Duas adolescentes repetiam, na manhã de ontem, 20, as frases de um jogral, faladas pelo poeta marginal Jardson Remido. Elas reafirmavam, de forma cadenciada, narrativas de protesto. Nas frases, a escola pública ganhava um papel de destaque, com os alunos cada vez mais sendo aprovados no Enem (Exame Nacional do Ensino Médio). Tráfico de drogas e criminalidade davam lugar à oportunidade. Rainhas e reis pretos reivindicavam majestade e canudos em universidades. Os versos ecoavam pelo Centro Socioeducativo Aldaci Barbosa Mota.

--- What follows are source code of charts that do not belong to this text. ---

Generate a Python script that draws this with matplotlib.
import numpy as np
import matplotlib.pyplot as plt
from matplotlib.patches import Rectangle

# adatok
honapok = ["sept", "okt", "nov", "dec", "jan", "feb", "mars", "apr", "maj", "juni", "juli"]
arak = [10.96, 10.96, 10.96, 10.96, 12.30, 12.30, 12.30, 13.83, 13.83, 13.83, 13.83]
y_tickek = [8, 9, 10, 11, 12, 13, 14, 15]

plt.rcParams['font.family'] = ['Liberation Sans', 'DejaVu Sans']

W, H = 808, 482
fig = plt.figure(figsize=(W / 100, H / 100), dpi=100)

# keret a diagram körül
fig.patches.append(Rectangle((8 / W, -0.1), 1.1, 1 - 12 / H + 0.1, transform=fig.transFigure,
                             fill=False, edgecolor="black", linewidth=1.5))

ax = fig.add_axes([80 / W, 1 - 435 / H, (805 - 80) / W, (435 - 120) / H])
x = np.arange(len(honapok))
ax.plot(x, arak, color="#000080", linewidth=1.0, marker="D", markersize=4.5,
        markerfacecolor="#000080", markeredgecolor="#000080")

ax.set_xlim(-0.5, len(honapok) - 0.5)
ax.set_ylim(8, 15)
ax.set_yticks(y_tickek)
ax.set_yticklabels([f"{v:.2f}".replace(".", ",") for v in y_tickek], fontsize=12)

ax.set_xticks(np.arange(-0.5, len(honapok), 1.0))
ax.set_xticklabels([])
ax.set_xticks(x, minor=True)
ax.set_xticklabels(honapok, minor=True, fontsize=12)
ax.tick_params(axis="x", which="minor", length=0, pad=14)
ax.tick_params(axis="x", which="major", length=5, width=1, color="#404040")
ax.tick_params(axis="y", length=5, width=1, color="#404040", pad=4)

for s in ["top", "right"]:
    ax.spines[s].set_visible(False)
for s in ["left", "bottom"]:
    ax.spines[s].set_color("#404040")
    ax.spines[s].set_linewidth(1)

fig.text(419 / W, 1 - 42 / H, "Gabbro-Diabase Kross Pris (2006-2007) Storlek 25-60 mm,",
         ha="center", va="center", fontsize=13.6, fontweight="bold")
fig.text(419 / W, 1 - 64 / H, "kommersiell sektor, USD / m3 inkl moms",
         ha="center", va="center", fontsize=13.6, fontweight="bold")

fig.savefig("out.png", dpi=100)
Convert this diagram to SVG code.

A atividade fez parte da programação da XIII Bienal Internacional do Livro do Ceará, que acontece até domingo, 25, e ultrapassa os pavilhões do Centro de Eventos do Ceará (CEC). Este ano, as ações romperam os muros e chegaram até o Centro Socioeducativo. A unidade acolhe 51 adolescentes que cometeram atos infracionais, entre 15 e 17 anos. O evento inaugurou uma biblioteca que tem o diferencial de ter, preferencialmente, títulos com a temática juvenil, com acervo montado com a ajuda das próprias jovens. São cerca de três mil títulos volantes entre três bibliotecas, uma fixa, inaugurada ontem e duas móveis.
"Não adiantava ter livros e as jovens não se interessarem de ler. Temos um acerto de cerca de três mil livros nas três bibliotecas e a parte dos títulos foi de sugestão dos próprios adolescentes", diz a diretora da unidade, Elisa Barreto. Ela conta que a equipe percebeu que, trazendo livros do universo juvenil, as jovens se interessariam em ler.

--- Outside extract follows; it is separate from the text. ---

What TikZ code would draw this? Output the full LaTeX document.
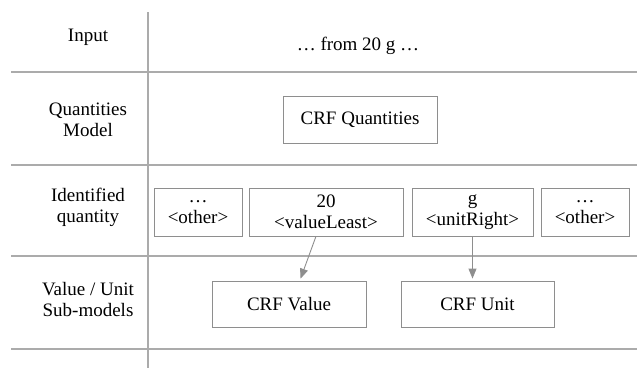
\documentclass[tikz,border=0pt]{standalone}
\usepackage{fontspec}
\setmainfont{Liberation Serif}
\usetikzlibrary{arrows.meta, calc, positioning}
\definecolor{rulegray}{HTML}{ABABAB}
\definecolor{boxgray}{HTML}{8E8E8E}
\tikzset{
    rowlabel/.style={align=center, inner sep=0pt, font=\fontsize{19}{21}\selectfont},
    crfbox/.style={draw=boxgray, line width=0.9pt, align=center, inner sep=0pt,
        minimum height=46pt, font=\fontsize{19}{21}\selectfont},
    tagbox/.style={crfbox, minimum height=48pt},
    sepline/.style={rulegray, line width=1.2pt},
    feed/.style={boxgray, line width=0.9pt, shorten >=2pt, -{Triangle[width=8pt,length=10pt]}}
}
\begin{document}
\begin{tikzpicture}[x=1pt, y=-1pt]
    \useasboundingbox (0,0) rectangle (637,368);
    % table rules
    \draw[sepline] (148,12) -- (148,368);
    \foreach \yy in {72,165,256,349}
        \draw[sepline] (11,\yy) -- (637,\yy);
    % row labels
    \node[rowlabel] (rinput) at (88,37) {Input};
    \node[rowlabel] (rmodel) at (88,120) {Quantities\\Model};
    \node[rowlabel] (rident) at (88,207) {Identified\\quantity};
    \node[rowlabel] (rsub) at (88,299) {Value / Unit\\Sub-models};
    % contents
    \node[rowlabel] (sentence) at (358,46) {… from 20 g …};
    \node[crfbox, minimum width=154pt, minimum height=47pt] (crfq) at (360,119.5) {CRF Quantities};
    \node[tagbox, minimum width=88pt] (otherl) at (198,212) {…\\<other>};
    \node[tagbox, minimum width=154pt] (least) at (326,212) {20\\<valueLeast>};
    \node[tagbox, minimum width=121pt] (unitr) at (472.5,212) {g\\<unitRight>};
    \node[tagbox, minimum width=88pt] (otherr) at (585,212) {…\\<other>};
    \node[crfbox, minimum width=154pt] (crfval) at (289,304) {CRF Value};
    \node[crfbox, minimum width=153pt] (crfunit) at (477.5,304) {CRF Unit};
    % links
    \draw[feed] ($(least.south west)!0.435!(least.south east)$)
        -- ($(crfval.north west)!0.57!(crfval.north east)$);
    \draw[feed] (unitr.south) -- (unitr.south |- crfunit.north);
\end{tikzpicture}
\end{document}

E Elisa tem razão. Entre os títulos abertos à escolha das meninas, um deles foi o eleito por uma das jovens, de 17 anos. Ela acredita que o Cartas da prisão de Nelson Mandela, de Sahm Venter e Zamaswazi Dlamini-mandela, vai ajudá-la a enfrentar o período de reclusão. "Próximo ano, eu vou estar em casa e não quero mais voltar para cá. Enquanto não saio daqui de fato, saio pela leituras", ensina a jovem que planeja trabalhar na Perícia Forense. Ela gosta de ler de tudo, mas o livro preferido é o Garotas de Vidro. "É sobre uma menina que sofria de bulimia. Ajuda a gente a pensar sobre essas doenças que a gente pensa nem ser doença, mas mata muita gente".
Juliana Marinho, assessora da Superintendência do Sistema Estadual de Atendimento Socioeducativo (Seas) avalia que a arte e a cultura é a maneira mais promissora de levar reflexão para as jovens. "Muitas vezes a arte e a cultura propiciam momentos e sentimentos de positividade, de otimismo e propiciam que o adolescente trabalhe seus sentimentos, emoções, o trabalho em equipe. E tudo isso é importante quando se trata de evitar a reinserção nos atos infracionais".